** Start DATA PROVIDED **
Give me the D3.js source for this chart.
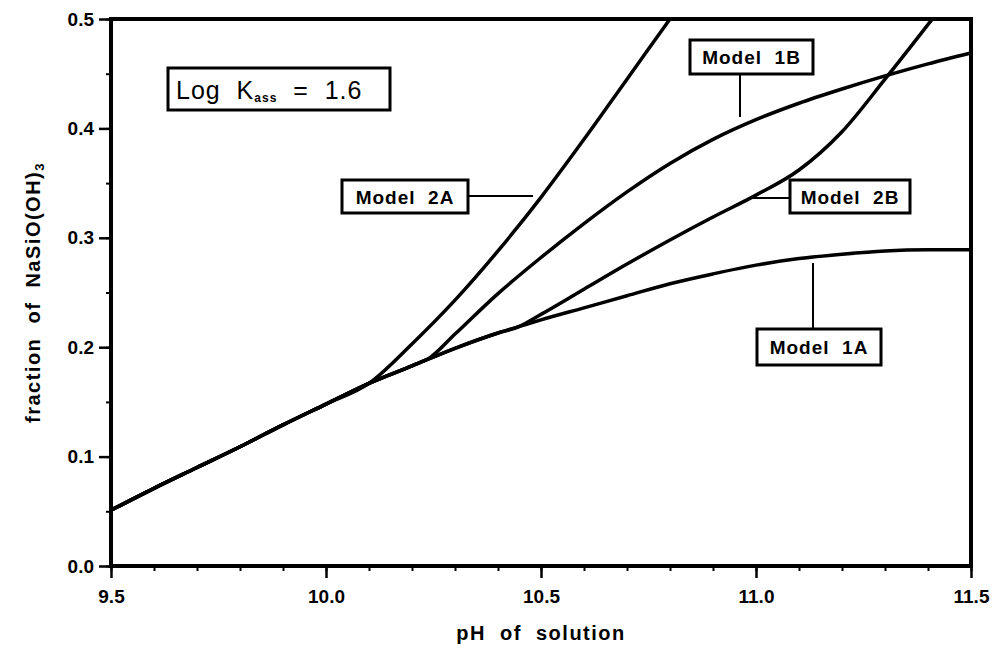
<!DOCTYPE html>
<html>
<head>
<meta charset="utf-8">
<script src="https://cdn.jsdelivr.net/npm/d3@7"></script>
<style>
  body { margin: 0; background: #fff; }
  text { font-family: "Liberation Sans", Arial, sans-serif; fill: #000; white-space: pre; }
</style>
</head>
<body>
<div id="chart"></div>
<script>
// pH grid + fraction values, one pair of arrays per model
const ph1A   = [9.5, 9.6, 9.7, 9.8, 9.9, 10.0, 10.1, 10.2, 10.3, 10.4, 10.45, 10.5, 10.6, 10.7, 10.8, 10.9, 11.0, 11.1, 11.2, 11.3, 11.4, 11.5];
const frac1A = [0.051, 0.071, 0.09, 0.109, 0.129, 0.148, 0.167, 0.183, 0.199, 0.213, 0.219, 0.225, 0.236, 0.247, 0.258, 0.267, 0.275, 0.281, 0.285, 0.288, 0.289, 0.289];

const ph1B   = [9.5, 9.6, 9.7, 9.8, 9.9, 10.0, 10.1, 10.2, 10.24, 10.3, 10.4, 10.5, 10.6, 10.7, 10.8, 10.9, 11.0, 11.1, 11.2, 11.3, 11.4, 11.5];
const frac1B = [0.051, 0.071, 0.09, 0.109, 0.129, 0.148, 0.167, 0.183, 0.19, 0.212, 0.249, 0.282, 0.313, 0.342, 0.368, 0.39, 0.408, 0.423, 0.436, 0.448, 0.459, 0.469];

const ph2A   = [9.5, 9.6, 9.7, 9.8, 9.9, 10.0, 10.1, 10.2, 10.3, 10.4, 10.5, 10.6, 10.7, 10.8];
const frac2A = [0.051, 0.071, 0.09, 0.109, 0.129, 0.148, 0.167, 0.203, 0.243, 0.288, 0.337, 0.39, 0.445, 0.5];

const ph2B   = [9.5, 9.6, 9.7, 9.8, 9.9, 10.0, 10.1, 10.2, 10.3, 10.4, 10.45, 10.5, 10.6, 10.7, 10.8, 10.9, 11.0, 11.1, 11.2, 11.3, 11.41];
const frac2B = [0.051, 0.071, 0.09, 0.109, 0.129, 0.148, 0.167, 0.183, 0.199, 0.213, 0.219, 0.23, 0.253, 0.276, 0.298, 0.319, 0.339, 0.362, 0.397, 0.445, 0.5];

const xTicks = [9.5, 10.0, 10.5, 11.0, 11.5];
const yTicks = [0.0, 0.1, 0.2, 0.3, 0.4, 0.5];

const models = [
  {name: 'Model  1A', ph: ph1A, frac: frac1A},
  {name: 'Model  1B', ph: ph1B, frac: frac1B},
  {name: 'Model  2A', ph: ph2A, frac: frac2A},
  {name: 'Model  2B', ph: ph2B, frac: frac2B}
];

const width = 996;
const height = 655;
const margin = {left: 111, right: 25, top: 19, bottom: 89};

const svg = d3.select('#chart').append('svg')
  .attr('width', width)
  .attr('height', height);

const x = d3.scaleLinear().domain([9.5, 11.5]).range([margin.left, width - margin.right]);
const y = d3.scaleLinear().domain([0, 0.5]).range([height - margin.bottom, margin.top]);

// minor ticks
const xMinor = d3.range(9.5, 11.5001, 0.1).map(v => +v.toFixed(2));
const yMinor = d3.range(0, 0.5001, 0.05).map(v => +v.toFixed(3));

svg.append('g')
  .attr('transform', `translate(0,${y(0)})`)
  .call(d3.axisBottom(x).tickValues(xMinor).tickSize(5).tickFormat(''))
  .call(g => g.select('.domain').remove())
  .call(g => g.selectAll('line').attr('stroke-width', 2));

svg.append('g')
  .attr('transform', `translate(${x(9.5)},0)`)
  .call(d3.axisLeft(y).tickValues(yMinor).tickSize(5).tickFormat(''))
  .call(g => g.select('.domain').remove())
  .call(g => g.selectAll('line').attr('stroke-width', 2));

// major ticks + labels
svg.append('g')
  .attr('transform', `translate(0,${y(0)})`)
  .call(d3.axisBottom(x).tickValues(xTicks).tickSize(12).tickPadding(12).tickFormat(d3.format('.1f')))
  .call(g => g.select('.domain').remove())
  .call(g => g.selectAll('line').attr('stroke-width', 2.5))
  .call(g => g.selectAll('text').attr('font-size', 19).attr('font-weight', 'bold')
    .style('font-family', '"Liberation Sans", Arial, sans-serif'));

svg.append('g')
  .attr('transform', `translate(${x(9.5)},0)`)
  .call(d3.axisLeft(y).tickValues(yTicks).tickSize(12).tickPadding(5).tickFormat(d3.format('.1f')))
  .call(g => g.select('.domain').remove())
  .call(g => g.selectAll('line').attr('stroke-width', 2.5))
  .call(g => g.selectAll('text').attr('font-size', 19).attr('font-weight', 'bold')
    .style('font-family', '"Liberation Sans", Arial, sans-serif'));

// frame
svg.append('rect')
  .attr('x', x(9.5)).attr('y', y(0.5))
  .attr('width', x(11.5) - x(9.5)).attr('height', y(0) - y(0.5))
  .attr('fill', 'none').attr('stroke', '#000').attr('stroke-width', 4);

// curves
const line = d3.line()
  .x(d => x(d[0]))
  .y(d => y(d[1]))
  .curve(d3.curveMonotoneX);

svg.selectAll('.curve').data(models).join('path')
  .attr('class', 'curve')
  .attr('d', m => line(m.ph.map((p, i) => [p, m.frac[i]])))
  .attr('fill', 'none')
  .attr('stroke', '#000')
  .attr('stroke-width', 3.5)
  .attr('stroke-linejoin', 'round');

// label boxes with leader lines
const labels = [
  {text: 'Model  1B', bx: 690, by: 40, bw: 123, bh: 34, lx1: 740, ly1: 74, lx2: 740, ly2: 117},
  {text: 'Model  2A', bx: 342, by: 180, bw: 126, bh: 33, lx1: 468, ly1: 196, lx2: 533, ly2: 196},
  {text: 'Model  2B', bx: 790, by: 180, bw: 120, bh: 33, lx1: 790, ly1: 198, lx2: 750, ly2: 198},
  {text: 'Model  1A', bx: 757, by: 329, bw: 124, bh: 36, lx1: 813, ly1: 329, lx2: 813, ly2: 263}
];

labels.forEach(l => {
  svg.append('line')
    .attr('x1', l.lx1).attr('y1', l.ly1).attr('x2', l.lx2).attr('y2', l.ly2)
    .attr('stroke', '#000').attr('stroke-width', 2);
  svg.append('rect')
    .attr('x', l.bx).attr('y', l.by).attr('width', l.bw).attr('height', l.bh)
    .attr('fill', '#fff').attr('stroke', '#000').attr('stroke-width', 3);
  svg.append('text')
    .attr('x', l.bx + l.bw / 2).attr('y', l.by + l.bh / 2 + 7)
    .attr('text-anchor', 'middle')
    .attr('font-size', 19).attr('font-weight', 'bold')
    .attr('letter-spacing', 1)
    .text(l.text);
});

// Log K box
svg.append('rect')
  .attr('x', 168).attr('y', 68).attr('width', 222).attr('height', 42)
  .attr('fill', '#fff').attr('stroke', '#000').attr('stroke-width', 3);
const kText = svg.append('text')
  .attr('x', 176).attr('y', 99)
  .attr('font-size', 25)
  .attr('letter-spacing', 1);
kText.append('tspan').text('Log  K');
kText.append('tspan').attr('font-size', 12).attr('font-weight', 'bold').attr('dy', 3).text('ass');
kText.append('tspan').attr('dy', -3).text('  =  1.6');

// axis titles
svg.append('text')
  .attr('x', x(10.5)).attr('y', 640)
  .attr('text-anchor', 'middle')
  .attr('font-size', 20).attr('font-weight', 'bold')
  .attr('letter-spacing', 1.5)
  .text('pH  of  solution');

const yTitle = svg.append('text')
  .attr('transform', `translate(40,${y(0.25)}) rotate(-90)`)
  .attr('text-anchor', 'middle')
  .attr('font-size', 20).attr('font-weight', 'bold')
  .attr('letter-spacing', 1.5);
yTitle.append('tspan').text('fraction  of  NaSiO(OH)');
yTitle.append('tspan').attr('font-size', 13).attr('dy', 4).text('3');
</script>
</body>
</html>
** End DATA PROVIDED **
▶ [WHAT IS ASKED]:
Copy exactly the lines running from the beginning of the listing through the line that has "0.448, 0.459, 0.469];". Drop the pictures.

▶ [RESULT]:
Give me the D3.js source for this chart.
<!DOCTYPE html>
<html>
<head>
<meta charset="utf-8">
<script src="https://cdn.jsdelivr.net/npm/d3@7"></script>
<style>
  body { margin: 0; background: #fff; }
  text { font-family: "Liberation Sans", Arial, sans-serif; fill: #000; white-space: pre; }
</style>
</head>
<body>
<div id="chart"></div>
<script>
// pH grid + fraction values, one pair of arrays per model
const ph1A   = [9.5, 9.6, 9.7, 9.8, 9.9, 10.0, 10.1, 10.2, 10.3, 10.4, 10.45, 10.5, 10.6, 10.7, 10.8, 10.9, 11.0, 11.1, 11.2, 11.3, 11.4, 11.5];
const frac1A = [0.051, 0.071, 0.09, 0.109, 0.129, 0.148, 0.167, 0.183, 0.199, 0.213, 0.219, 0.225, 0.236, 0.247, 0.258, 0.267, 0.275, 0.281, 0.285, 0.288, 0.289, 0.289];

const ph1B   = [9.5, 9.6, 9.7, 9.8, 9.9, 10.0, 10.1, 10.2, 10.24, 10.3, 10.4, 10.5, 10.6, 10.7, 10.8, 10.9, 11.0, 11.1, 11.2, 11.3, 11.4, 11.5];
const frac1B = [0.051, 0.071, 0.09, 0.109, 0.129, 0.148, 0.167, 0.183, 0.19, 0.212, 0.249, 0.282, 0.313, 0.342, 0.368, 0.39, 0.408, 0.423, 0.436, 0.448, 0.459, 0.469];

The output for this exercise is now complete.